Track ballistics bugs by capturing the weapon state and the shot parameters: the recoil pattern index, the current spread, whether it was hipfire or aimed, and for projectiles the simulated trajectory. A consistency bug shows up as the client and server disagreeing on where a shot went, so you want both simulations recorded. With the weapon state attached you can tell a deterministic-recoil bug from a spread-calculation bug from a projectile-sync bug, three different problems that all feel to the player like the gun does not work.
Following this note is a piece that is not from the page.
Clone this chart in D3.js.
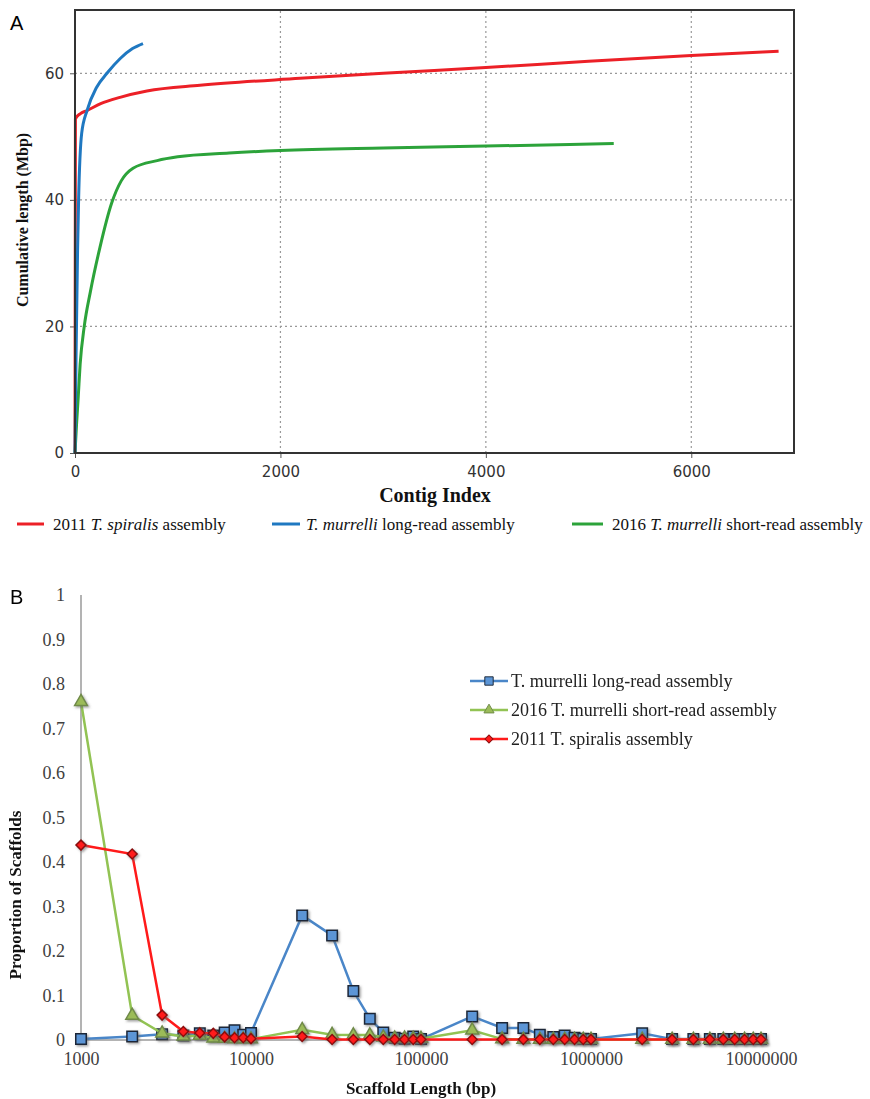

Reproducing network bugs that vanish in the studio

The cruelest thing about netcode bugs is that they disappear on your local network. In the studio, ping is near zero and packet loss is nonexistent, so the conditions that produce hit-reg and lag-comp bugs simply do not exist. The bug lives in the player network reality: high ping, jitter, packet loss, and the specific server they connected to. Without capturing those conditions, you will stare at a report you cannot reproduce and be tempted to dismiss it, which is exactly how trust erodes.

Make network conditions a mandatory part of every shooter bug report: ping, packet loss, jitter, the server or region, and the tick rate in effect. These turn an unreproducible complaint into a recipe. When a hit-reg bug only appears above a certain ping with packet loss, you can recreate that with a network simulator and actually fix it. The studios that win on netcode are the ones that capture the conditions and stop blaming the player connection for bugs that are theirs to own.

Setting it up with Bugnet

Bugnet fits tactical shooters because the in-game report button captures state automatically right after a disputed kill or a phantom miss, while the round context is still live. You can attach the network conditions, ping, packet loss, jitter, and server, the client and server views of the shot, and the weapon state as custom fields. That converts the worst kind of report, the unreproducible it should have hit, into something with a recipe attached, so you can recreate the conditions instead of dismissing a frustrated player as having a bad connection.

Because the same netcode weakness affects many players under similar conditions, Bugnet folds duplicate reports into one issue with an occurrence count, so a hit-reg problem that surfaces above a certain ping rises to the top instead of hiding in the noise. You can filter by server, region, or ping band using your custom fields to isolate, for instance, every peeker-advantage complaint on one route. One dashboard with the network and shot context attached lets you fix netcode from evidence, which is the only way these bugs ever get fixed.

Building a netcode culture, not just netcode fixes

The studios that earn a reputation for tight shooters treat netcode as a permanent discipline, not a launch task. They test under simulated adverse conditions as a matter of routine, they instrument every shot so disputes carry data, and they let occurrence counts and ping bands tell them which problems hurt the most players. A clean fight is the product, and a clean fight depends on the invisible plumbing of reconciliation, compensation, and deterministic weapons all working under real network stress.

Close the loop with players, because shooter communities are vocal and will reward a studio that visibly fixes hit reg. When you ship a netcode fix, point to the disputed kills it resolves and the conditions it addressed. Each fixed bug, captured with its full network and shot context, becomes a test case under simulated load so it cannot creep back. Track the conditions, reconstruct who saw what, fix the plumbing, and the next firefight will feel a little more like skill and a little less like luck.

Netcode bugs vanish on your LAN and live in the player network. Capture ping, packet loss, and both views of the shot, and the unreproducible becomes a recipe.